◆ **Supplied information**
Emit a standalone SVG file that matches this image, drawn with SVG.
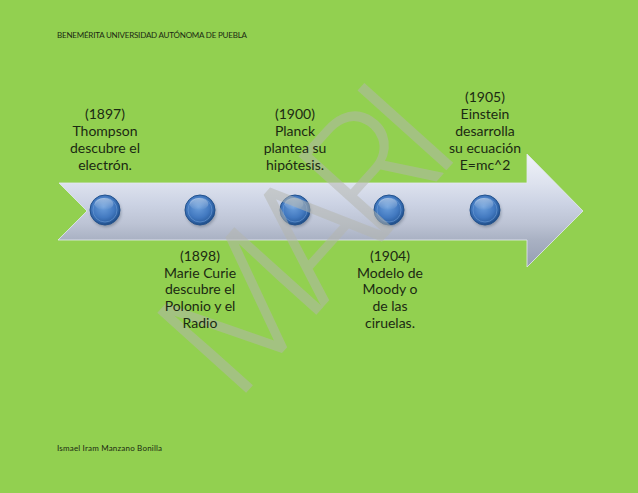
<svg xmlns="http://www.w3.org/2000/svg" width="638" height="493" viewBox="0 0 638 493">
<style>
.lbl{font-family:Lato,"Open Sans","Liberation Sans",sans-serif;font-size:14px;fill:#1b2a12;text-anchor:middle}
.small{font-family:Lato,"Open Sans","Liberation Sans",sans-serif;font-size:8px;fill:#1b2a12}
.wm{font-family:Roboto,"DejaVu Sans",sans-serif;font-weight:300;font-size:168px;fill:#b4b6ae;opacity:0.52}
</style>
<defs>
<linearGradient id="arrowFill" gradientUnits="userSpaceOnUse" x1="0" y1="154" x2="0" y2="267">
<stop offset="0" stop-color="#f0f3f8"/>
<stop offset="0.26" stop-color="#dde2ee"/>
<stop offset="0.45" stop-color="#cbd2e3"/>
<stop offset="0.62" stop-color="#bcc3d4"/>
<stop offset="0.76" stop-color="#a9b1c3"/>
<stop offset="1" stop-color="#959eb2"/>
</linearGradient>
<radialGradient id="ball" cx="0.45" cy="0.4" r="0.6">
<stop offset="0" stop-color="#6a9edb"/>
<stop offset="0.6" stop-color="#4279c0"/>
<stop offset="0.85" stop-color="#2f63a6"/>
<stop offset="1" stop-color="#1d4a82"/>
</radialGradient>
<linearGradient id="hl" x1="0" y1="0" x2="0" y2="1">
<stop offset="0" stop-color="#ffffff" stop-opacity="0.45"/>
<stop offset="1" stop-color="#ffffff" stop-opacity="0"/>
</linearGradient>
<filter id="sh" x="-50%" y="-50%" width="200%" height="200%">
<feGaussianBlur stdDeviation="1.5"/>
</filter>
<g id="dot">
<circle cx="1" cy="2" r="15" fill="#223344" opacity="0.35" filter="url(#sh)"/>
<circle r="15" fill="url(#ball)" stroke="#22528e" stroke-width="1"/>
<circle r="12" fill="none" stroke="#7aa8dd" stroke-width="0.8" opacity="0.6"/>
<ellipse cx="-1" cy="-6" rx="9.5" ry="6" fill="url(#hl)"/>
</g>
</defs>
<rect width="638" height="493" fill="#92d050"/>
<text class="small" x="57" y="38" textLength="190">BENEMÉRITA UNIVERSIDAD AUTÓNOMA DE PUEBLA</text>
<text class="small" x="57" y="451" textLength="105">Ismael Iram Manzano Bonilla</text>
<g id="connectors">
<polygon id="timeline-arrow" points="59,183 527,183 527,154 583,211 527,267 527,240 58,240 87,211" fill="url(#arrowFill)" stroke="#e4e9f2" stroke-width="0.8"/>
</g>
<g id="n1897"><use href="#dot" x="105" y="210"/></g>
<g id="n1898"><use href="#dot" x="200" y="210"/></g>
<g id="n1900"><use href="#dot" x="295" y="210"/></g>
<g id="n1904"><use href="#dot" x="389" y="210"/></g>
<g id="n1905"><use href="#dot" x="485" y="210"/></g>
<text class="wm" transform="translate(236,404) rotate(-48)" x="0" y="0" textLength="342">MARI</text>
<g id="l1897">
<text class="lbl" x="105" y="119">(1897)</text>
<text class="lbl" x="105" y="136">Thompson</text>
<text class="lbl" x="105" y="153">descubre el</text>
<text class="lbl" x="105" y="170">electrón.</text>
</g>
<g id="l1900">
<text class="lbl" x="295" y="119">(1900)</text>
<text class="lbl" x="295" y="136">Planck</text>
<text class="lbl" x="295" y="153">plantea su</text>
<text class="lbl" x="295" y="170">hipótesis.</text>
</g>
<g id="l1905">
<text class="lbl" x="485" y="102">(1905)</text>
<text class="lbl" x="485" y="119">Einstein</text>
<text class="lbl" x="485" y="136">desarrolla</text>
<text class="lbl" x="485" y="153">su ecuación</text>
<text class="lbl" x="485" y="170">E=mc^2</text>
</g>
<g id="l1898">
<text class="lbl" x="200" y="261">(1898)</text>
<text class="lbl" x="200" y="278">Marie Curie</text>
<text class="lbl" x="200" y="294">descubre el</text>
<text class="lbl" x="200" y="311">Polonio y el</text>
<text class="lbl" x="200" y="328">Radio</text>
</g>
<g id="l1904">
<text class="lbl" x="390" y="261">(1904)</text>
<text class="lbl" x="390" y="278">Modelo de</text>
<text class="lbl" x="390" y="294">Moody o</text>
<text class="lbl" x="390" y="311">de las</text>
<text class="lbl" x="390" y="328">ciruelas.</text>
</g>
</svg>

◆ **What is being asked**
Repeat the data exactly in full, omitting its pictures.

◆ **Complete output**
Emit a standalone SVG file that matches this image, drawn with SVG.
<svg xmlns="http://www.w3.org/2000/svg" width="638" height="493" viewBox="0 0 638 493">
<style>
.lbl{font-family:Lato,"Open Sans","Liberation Sans",sans-serif;font-size:14px;fill:#1b2a12;text-anchor:middle}
.small{font-family:Lato,"Open Sans","Liberation Sans",sans-serif;font-size:8px;fill:#1b2a12}
.wm{font-family:Roboto,"DejaVu Sans",sans-serif;font-weight:300;font-size:168px;fill:#b4b6ae;opacity:0.52}
</style>
<defs>
<linearGradient id="arrowFill" gradientUnits="userSpaceOnUse" x1="0" y1="154" x2="0" y2="267">
<stop offset="0" stop-color="#f0f3f8"/>
<stop offset="0.26" stop-color="#dde2ee"/>
<stop offset="0.45" stop-color="#cbd2e3"/>
<stop offset="0.62" stop-color="#bcc3d4"/>
<stop offset="0.76" stop-color="#a9b1c3"/>
<stop offset="1" stop-color="#959eb2"/>
</linearGradient>
<radialGradient id="ball" cx="0.45" cy="0.4" r="0.6">
<stop offset="0" stop-color="#6a9edb"/>
<stop offset="0.6" stop-color="#4279c0"/>
<stop offset="0.85" stop-color="#2f63a6"/>
<stop offset="1" stop-color="#1d4a82"/>
</radialGradient>
<linearGradient id="hl" x1="0" y1="0" x2="0" y2="1">
<stop offset="0" stop-color="#ffffff" stop-opacity="0.45"/>
<stop offset="1" stop-color="#ffffff" stop-opacity="0"/>
</linearGradient>
<filter id="sh" x="-50%" y="-50%" width="200%" height="200%">
<feGaussianBlur stdDeviation="1.5"/>
</filter>
<g id="dot">
<circle cx="1" cy="2" r="15" fill="#223344" opacity="0.35" filter="url(#sh)"/>
<circle r="15" fill="url(#ball)" stroke="#22528e" stroke-width="1"/>
<circle r="12" fill="none" stroke="#7aa8dd" stroke-width="0.8" opacity="0.6"/>
<ellipse cx="-1" cy="-6" rx="9.5" ry="6" fill="url(#hl)"/>
</g>
</defs>
<rect width="638" height="493" fill="#92d050"/>
<text class="small" x="57" y="38" textLength="190">BENEMÉRITA UNIVERSIDAD AUTÓNOMA DE PUEBLA</text>
<text class="small" x="57" y="451" textLength="105">Ismael Iram Manzano Bonilla</text>
<g id="connectors">
<polygon id="timeline-arrow" points="59,183 527,183 527,154 583,211 527,267 527,240 58,240 87,211" fill="url(#arrowFill)" stroke="#e4e9f2" stroke-width="0.8"/>
</g>
<g id="n1897"><use href="#dot" x="105" y="210"/></g>
<g id="n1898"><use href="#dot" x="200" y="210"/></g>
<g id="n1900"><use href="#dot" x="295" y="210"/></g>
<g id="n1904"><use href="#dot" x="389" y="210"/></g>
<g id="n1905"><use href="#dot" x="485" y="210"/></g>
<text class="wm" transform="translate(236,404) rotate(-48)" x="0" y="0" textLength="342">MARI</text>
<g id="l1897">
<text class="lbl" x="105" y="119">(1897)</text>
<text class="lbl" x="105" y="136">Thompson</text>
<text class="lbl" x="105" y="153">descubre el</text>
<text class="lbl" x="105" y="170">electrón.</text>
</g>
<g id="l1900">
<text class="lbl" x="295" y="119">(1900)</text>
<text class="lbl" x="295" y="136">Planck</text>
<text class="lbl" x="295" y="153">plantea su</text>
<text class="lbl" x="295" y="170">hipótesis.</text>
</g>
<g id="l1905">
<text class="lbl" x="485" y="102">(1905)</text>
<text class="lbl" x="485" y="119">Einstein</text>
<text class="lbl" x="485" y="136">desarrolla</text>
<text class="lbl" x="485" y="153">su ecuación</text>
<text class="lbl" x="485" y="170">E=mc^2</text>
</g>
<g id="l1898">
<text class="lbl" x="200" y="261">(1898)</text>
<text class="lbl" x="200" y="278">Marie Curie</text>
<text class="lbl" x="200" y="294">descubre el</text>
<text class="lbl" x="200" y="311">Polonio y el</text>
<text class="lbl" x="200" y="328">Radio</text>
</g>
<g id="l1904">
<text class="lbl" x="390" y="261">(1904)</text>
<text class="lbl" x="390" y="278">Modelo de</text>
<text class="lbl" x="390" y="294">Moody o</text>
<text class="lbl" x="390" y="311">de las</text>
<text class="lbl" x="390" y="328">ciruelas.</text>
</g>
</svg>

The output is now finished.